MR: Das Grazer Projekt besteht aus 4 Säulen, die aufgrund ihrer Natur unterschiedlich schnell und zu unterschiedlichen Zeitpunkten umgesetzt werden. Drei Bausteine, Projekttisch, Wettbewerbe und Bebauungsleitlinien sind zur Umsetzung bereit. Das Stadtforum ist erst genau auszudefinieren und benötigt sicher noch mehr Zeit.

GAT: Die Bebauungsleitlinien werden bereits umgesetzt?

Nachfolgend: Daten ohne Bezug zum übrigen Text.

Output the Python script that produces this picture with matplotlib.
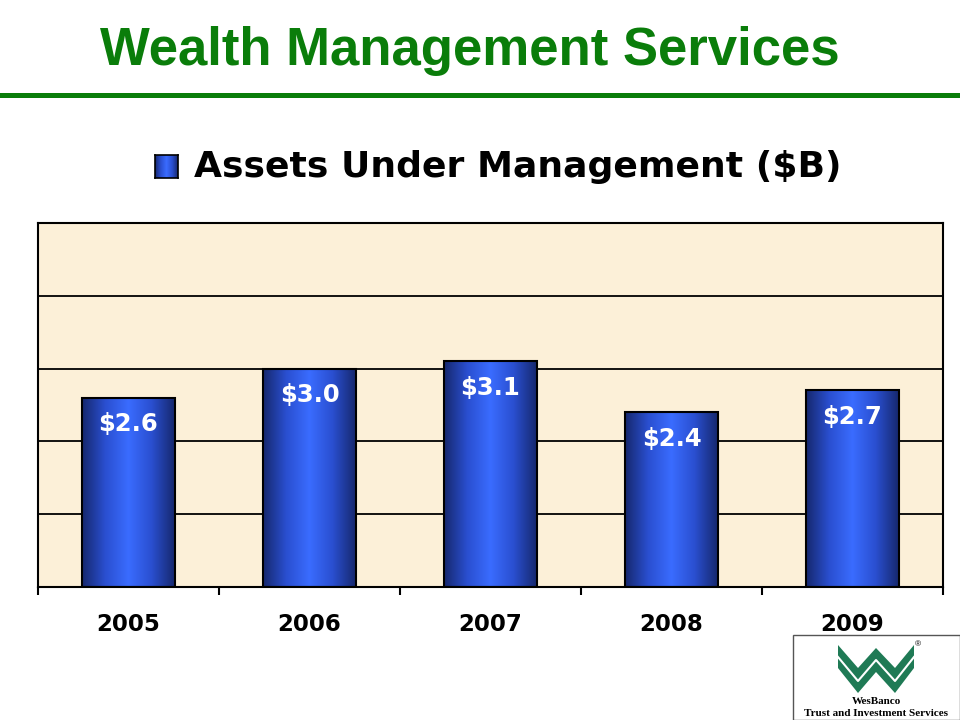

MR: Ja und für uns sind sie auch am wichtigsten, weil sie im überwiegenden Wirkungsbereich der Stadtplanung liegen. Die anderen Bausteine des Grazer Modells laufen auch über andere Abteilungen. Für die Bebauungsleitlinien zeichnen wir praktisch allein verantwortlich. Wir haben versucht uns dem Thema durch interdisziplinäre Planung zu nähern. Begonnen wurde 2005 mit einem Projekt in Liebenau, in einem Einfamilienhausgebiet, aber durchaus auch an der Grenze zu einem großen Gewerbegebiet. Dann folgte im letzten Jahr ein Projekt in Gösting, das vor der Fertigstellung steht und wo es um die Umstrukturierung eines Gebietes im Zusammenhang mit der Verkehrsinfrastruktur geht, ein Nahverkehrsknoten. Straßenbahnverlängerung, Bushaltestellen neu, das hat für dieses Gebiet natürlich Auswirkungen. Das dritte Projekt wird Schwerpunkt des Jahres 2007 sein – Webling, das heißt der Bereich im Süden von Graz, bis Stadtgrenze, Seiersberg und Feldkirchen. Und da auch schon mit dem Wunsch, das mit den Nachbargemeinden gemeinsam weiter zu entwickeln.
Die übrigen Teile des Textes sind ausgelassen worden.